INPUT DATA:
○ ○ ○ ○ ○ ○ ○

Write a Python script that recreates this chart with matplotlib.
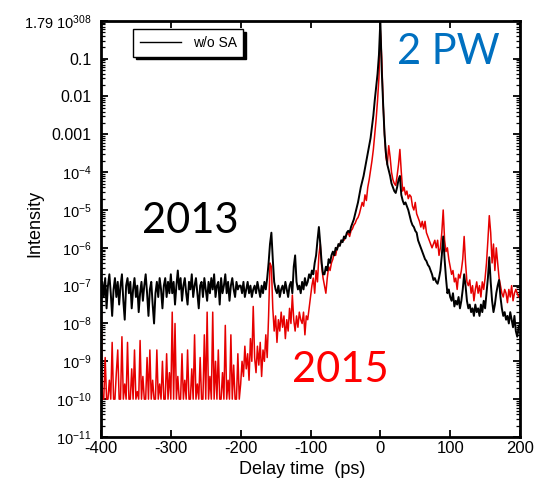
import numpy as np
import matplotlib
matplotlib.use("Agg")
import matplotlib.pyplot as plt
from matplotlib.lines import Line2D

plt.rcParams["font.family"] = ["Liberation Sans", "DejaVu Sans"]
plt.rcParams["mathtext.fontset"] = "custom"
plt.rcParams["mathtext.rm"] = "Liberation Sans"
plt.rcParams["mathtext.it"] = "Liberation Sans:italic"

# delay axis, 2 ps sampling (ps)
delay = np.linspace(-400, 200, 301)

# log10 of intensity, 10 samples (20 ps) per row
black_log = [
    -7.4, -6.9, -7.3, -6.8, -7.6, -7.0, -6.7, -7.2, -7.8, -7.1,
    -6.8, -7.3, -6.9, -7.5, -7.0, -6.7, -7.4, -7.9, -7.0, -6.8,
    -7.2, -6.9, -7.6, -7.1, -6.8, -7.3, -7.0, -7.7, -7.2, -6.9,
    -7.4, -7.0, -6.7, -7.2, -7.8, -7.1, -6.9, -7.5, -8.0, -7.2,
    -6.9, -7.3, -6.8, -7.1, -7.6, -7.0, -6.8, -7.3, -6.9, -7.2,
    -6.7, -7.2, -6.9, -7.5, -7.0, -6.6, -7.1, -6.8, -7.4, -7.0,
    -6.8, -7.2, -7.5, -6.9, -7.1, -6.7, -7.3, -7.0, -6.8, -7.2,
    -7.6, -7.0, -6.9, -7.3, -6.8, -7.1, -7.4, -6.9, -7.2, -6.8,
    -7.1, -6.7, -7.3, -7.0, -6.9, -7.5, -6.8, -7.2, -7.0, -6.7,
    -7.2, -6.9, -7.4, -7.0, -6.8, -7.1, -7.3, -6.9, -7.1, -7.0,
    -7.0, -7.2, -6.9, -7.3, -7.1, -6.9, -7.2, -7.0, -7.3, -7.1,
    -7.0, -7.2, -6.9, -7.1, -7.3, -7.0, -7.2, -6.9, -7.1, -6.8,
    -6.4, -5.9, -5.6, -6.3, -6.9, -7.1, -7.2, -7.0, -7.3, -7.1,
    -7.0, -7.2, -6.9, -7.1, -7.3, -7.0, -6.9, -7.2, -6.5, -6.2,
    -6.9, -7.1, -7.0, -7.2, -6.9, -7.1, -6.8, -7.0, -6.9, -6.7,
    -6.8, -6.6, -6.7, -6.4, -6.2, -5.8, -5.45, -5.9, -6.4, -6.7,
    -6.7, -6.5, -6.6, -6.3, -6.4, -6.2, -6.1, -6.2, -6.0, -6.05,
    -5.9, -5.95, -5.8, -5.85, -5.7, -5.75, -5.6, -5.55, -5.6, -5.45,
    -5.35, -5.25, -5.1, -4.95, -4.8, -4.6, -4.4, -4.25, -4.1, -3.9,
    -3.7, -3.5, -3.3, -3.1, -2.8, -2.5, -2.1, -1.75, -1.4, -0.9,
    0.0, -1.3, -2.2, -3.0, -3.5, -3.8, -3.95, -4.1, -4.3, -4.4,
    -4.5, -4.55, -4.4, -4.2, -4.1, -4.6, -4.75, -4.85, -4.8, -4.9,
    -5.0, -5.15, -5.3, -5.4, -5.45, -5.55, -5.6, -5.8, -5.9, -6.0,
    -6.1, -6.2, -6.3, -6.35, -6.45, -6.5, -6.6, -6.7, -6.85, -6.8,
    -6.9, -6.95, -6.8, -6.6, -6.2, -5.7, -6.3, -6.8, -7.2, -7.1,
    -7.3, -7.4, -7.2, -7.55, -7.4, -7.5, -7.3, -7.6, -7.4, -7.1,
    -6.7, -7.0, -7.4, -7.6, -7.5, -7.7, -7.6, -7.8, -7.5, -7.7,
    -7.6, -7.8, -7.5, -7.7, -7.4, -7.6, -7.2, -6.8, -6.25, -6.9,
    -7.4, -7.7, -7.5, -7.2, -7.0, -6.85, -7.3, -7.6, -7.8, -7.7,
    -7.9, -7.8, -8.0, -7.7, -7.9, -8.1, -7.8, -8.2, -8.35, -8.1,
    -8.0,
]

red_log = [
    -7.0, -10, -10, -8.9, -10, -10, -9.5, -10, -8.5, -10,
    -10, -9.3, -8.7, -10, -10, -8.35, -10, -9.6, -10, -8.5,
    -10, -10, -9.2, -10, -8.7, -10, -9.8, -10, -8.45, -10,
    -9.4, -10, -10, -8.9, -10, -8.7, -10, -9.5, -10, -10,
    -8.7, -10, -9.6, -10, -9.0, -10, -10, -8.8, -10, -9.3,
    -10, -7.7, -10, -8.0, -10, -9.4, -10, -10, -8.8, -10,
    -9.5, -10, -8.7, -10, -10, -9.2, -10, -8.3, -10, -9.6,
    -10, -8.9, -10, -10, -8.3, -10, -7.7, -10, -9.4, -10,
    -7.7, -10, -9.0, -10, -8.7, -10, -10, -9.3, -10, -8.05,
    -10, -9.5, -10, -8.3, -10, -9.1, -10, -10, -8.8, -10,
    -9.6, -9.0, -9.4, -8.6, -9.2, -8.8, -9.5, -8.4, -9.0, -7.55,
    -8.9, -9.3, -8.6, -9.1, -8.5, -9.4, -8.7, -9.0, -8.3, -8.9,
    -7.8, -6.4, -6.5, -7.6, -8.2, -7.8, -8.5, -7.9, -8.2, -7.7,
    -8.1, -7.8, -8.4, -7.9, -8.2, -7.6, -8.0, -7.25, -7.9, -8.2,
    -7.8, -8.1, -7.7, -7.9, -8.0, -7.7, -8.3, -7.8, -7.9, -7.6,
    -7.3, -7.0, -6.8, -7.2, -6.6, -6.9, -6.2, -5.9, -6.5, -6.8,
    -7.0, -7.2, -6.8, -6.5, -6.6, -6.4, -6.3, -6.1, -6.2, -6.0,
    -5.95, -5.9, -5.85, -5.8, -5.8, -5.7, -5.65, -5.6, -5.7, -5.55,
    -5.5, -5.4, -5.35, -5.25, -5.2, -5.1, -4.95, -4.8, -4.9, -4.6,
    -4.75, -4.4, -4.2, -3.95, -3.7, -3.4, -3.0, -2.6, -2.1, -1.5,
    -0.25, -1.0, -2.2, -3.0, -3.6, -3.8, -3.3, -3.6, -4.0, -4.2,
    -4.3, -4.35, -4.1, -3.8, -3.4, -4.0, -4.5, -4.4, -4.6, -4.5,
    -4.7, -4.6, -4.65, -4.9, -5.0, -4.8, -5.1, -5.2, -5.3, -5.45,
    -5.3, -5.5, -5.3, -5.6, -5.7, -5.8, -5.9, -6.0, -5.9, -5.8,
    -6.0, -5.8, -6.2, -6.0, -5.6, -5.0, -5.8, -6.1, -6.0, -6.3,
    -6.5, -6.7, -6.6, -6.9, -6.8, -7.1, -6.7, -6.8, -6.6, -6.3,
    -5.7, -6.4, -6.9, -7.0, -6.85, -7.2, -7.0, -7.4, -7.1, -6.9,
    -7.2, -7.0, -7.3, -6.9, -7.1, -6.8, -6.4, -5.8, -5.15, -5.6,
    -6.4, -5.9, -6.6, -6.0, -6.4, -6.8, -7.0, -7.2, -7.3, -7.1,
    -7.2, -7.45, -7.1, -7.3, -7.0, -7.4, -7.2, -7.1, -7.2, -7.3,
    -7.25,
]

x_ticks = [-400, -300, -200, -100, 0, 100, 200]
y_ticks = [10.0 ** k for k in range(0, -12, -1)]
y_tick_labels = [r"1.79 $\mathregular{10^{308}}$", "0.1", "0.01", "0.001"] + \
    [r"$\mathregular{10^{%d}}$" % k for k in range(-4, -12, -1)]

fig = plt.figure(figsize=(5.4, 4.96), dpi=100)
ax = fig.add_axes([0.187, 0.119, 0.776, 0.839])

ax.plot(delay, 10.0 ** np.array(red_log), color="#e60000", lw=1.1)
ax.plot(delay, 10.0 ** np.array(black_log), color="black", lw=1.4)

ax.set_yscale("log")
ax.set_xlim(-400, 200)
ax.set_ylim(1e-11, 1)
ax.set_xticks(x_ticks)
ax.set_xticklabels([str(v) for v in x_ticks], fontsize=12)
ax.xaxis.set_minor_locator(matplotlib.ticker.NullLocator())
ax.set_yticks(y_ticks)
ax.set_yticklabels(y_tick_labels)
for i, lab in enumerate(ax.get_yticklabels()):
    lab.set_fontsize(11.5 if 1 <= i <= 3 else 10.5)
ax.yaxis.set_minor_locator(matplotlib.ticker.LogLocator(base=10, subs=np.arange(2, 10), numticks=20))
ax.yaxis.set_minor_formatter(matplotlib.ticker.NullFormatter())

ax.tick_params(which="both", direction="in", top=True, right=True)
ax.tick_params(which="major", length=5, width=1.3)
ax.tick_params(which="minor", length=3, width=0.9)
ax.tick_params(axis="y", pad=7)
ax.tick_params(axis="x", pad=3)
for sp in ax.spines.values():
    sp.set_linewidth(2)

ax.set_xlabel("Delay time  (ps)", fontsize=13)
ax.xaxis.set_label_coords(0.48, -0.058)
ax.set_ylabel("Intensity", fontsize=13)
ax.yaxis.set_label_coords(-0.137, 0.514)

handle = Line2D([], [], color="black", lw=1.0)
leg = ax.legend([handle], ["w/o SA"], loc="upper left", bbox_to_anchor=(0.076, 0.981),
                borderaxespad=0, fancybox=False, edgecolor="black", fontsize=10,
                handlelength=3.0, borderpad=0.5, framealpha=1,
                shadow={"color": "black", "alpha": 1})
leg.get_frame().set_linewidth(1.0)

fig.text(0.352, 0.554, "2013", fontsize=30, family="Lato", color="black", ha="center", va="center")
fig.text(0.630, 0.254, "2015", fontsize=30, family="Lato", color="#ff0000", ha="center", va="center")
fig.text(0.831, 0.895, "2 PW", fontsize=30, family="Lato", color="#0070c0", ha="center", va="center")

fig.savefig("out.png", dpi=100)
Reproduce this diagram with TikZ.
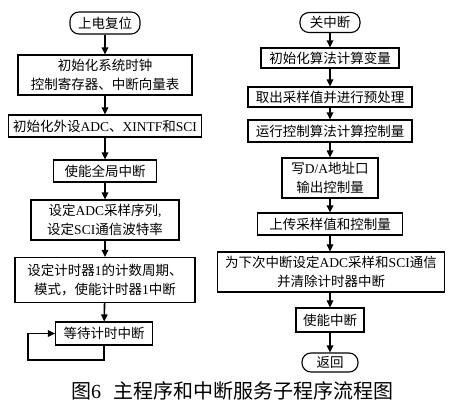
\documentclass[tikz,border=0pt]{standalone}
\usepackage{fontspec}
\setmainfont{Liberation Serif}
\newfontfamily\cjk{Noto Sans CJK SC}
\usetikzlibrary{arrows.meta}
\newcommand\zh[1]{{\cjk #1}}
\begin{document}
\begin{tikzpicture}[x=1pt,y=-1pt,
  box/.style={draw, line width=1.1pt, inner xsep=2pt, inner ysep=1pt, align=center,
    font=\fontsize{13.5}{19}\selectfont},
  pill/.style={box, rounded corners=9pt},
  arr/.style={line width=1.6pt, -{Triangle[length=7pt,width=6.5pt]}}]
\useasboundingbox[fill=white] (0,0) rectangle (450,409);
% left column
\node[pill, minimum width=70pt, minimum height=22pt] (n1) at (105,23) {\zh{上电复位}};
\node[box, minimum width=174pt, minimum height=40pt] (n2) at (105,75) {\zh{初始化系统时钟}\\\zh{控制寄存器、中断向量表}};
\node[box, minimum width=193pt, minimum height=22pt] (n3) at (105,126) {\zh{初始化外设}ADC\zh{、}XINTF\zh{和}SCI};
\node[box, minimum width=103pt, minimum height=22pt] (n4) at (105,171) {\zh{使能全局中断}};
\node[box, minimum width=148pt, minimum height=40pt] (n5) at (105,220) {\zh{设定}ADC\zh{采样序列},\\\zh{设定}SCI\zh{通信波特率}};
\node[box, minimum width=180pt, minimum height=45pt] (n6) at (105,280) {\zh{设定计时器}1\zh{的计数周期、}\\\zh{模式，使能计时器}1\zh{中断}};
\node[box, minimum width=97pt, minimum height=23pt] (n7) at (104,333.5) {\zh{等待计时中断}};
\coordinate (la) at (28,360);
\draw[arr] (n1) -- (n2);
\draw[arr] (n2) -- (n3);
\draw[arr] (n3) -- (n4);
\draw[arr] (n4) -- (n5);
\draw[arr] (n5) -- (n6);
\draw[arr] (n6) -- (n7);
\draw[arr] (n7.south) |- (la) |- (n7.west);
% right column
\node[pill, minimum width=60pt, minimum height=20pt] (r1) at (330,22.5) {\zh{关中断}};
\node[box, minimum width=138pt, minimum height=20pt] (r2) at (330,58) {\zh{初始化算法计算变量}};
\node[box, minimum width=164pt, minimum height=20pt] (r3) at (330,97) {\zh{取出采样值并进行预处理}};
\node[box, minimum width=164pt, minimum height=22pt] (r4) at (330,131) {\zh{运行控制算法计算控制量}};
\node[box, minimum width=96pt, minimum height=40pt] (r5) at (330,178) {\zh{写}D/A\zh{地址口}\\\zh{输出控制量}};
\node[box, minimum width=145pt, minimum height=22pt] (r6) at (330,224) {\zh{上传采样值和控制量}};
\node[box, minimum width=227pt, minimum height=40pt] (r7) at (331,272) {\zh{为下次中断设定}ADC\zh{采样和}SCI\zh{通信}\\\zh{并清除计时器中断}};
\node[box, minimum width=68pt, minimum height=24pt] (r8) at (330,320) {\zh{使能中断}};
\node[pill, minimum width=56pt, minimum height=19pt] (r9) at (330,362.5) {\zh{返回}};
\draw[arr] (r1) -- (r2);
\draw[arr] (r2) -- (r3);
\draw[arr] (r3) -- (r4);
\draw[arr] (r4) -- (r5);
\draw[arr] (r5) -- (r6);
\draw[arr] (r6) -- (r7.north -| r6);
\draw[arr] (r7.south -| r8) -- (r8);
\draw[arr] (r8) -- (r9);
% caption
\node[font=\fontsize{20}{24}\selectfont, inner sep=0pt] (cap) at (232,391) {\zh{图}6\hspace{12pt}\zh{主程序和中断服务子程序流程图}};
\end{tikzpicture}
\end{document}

○ ○ ○ ○ ○ ○ ○

STATED EXERCISE: Leave out the pictures and repeat the lines from the start of the material through the line with "delay = np.linspace(-400, 200, 301)", inclusive.

TASK RESULT:
Write a Python script that recreates this chart with matplotlib.
import numpy as np
import matplotlib
matplotlib.use("Agg")
import matplotlib.pyplot as plt
from matplotlib.lines import Line2D

plt.rcParams["font.family"] = ["Liberation Sans", "DejaVu Sans"]
plt.rcParams["mathtext.fontset"] = "custom"
plt.rcParams["mathtext.rm"] = "Liberation Sans"
plt.rcParams["mathtext.it"] = "Liberation Sans:italic"

# delay axis, 2 ps sampling (ps)
delay = np.linspace(-400, 200, 301)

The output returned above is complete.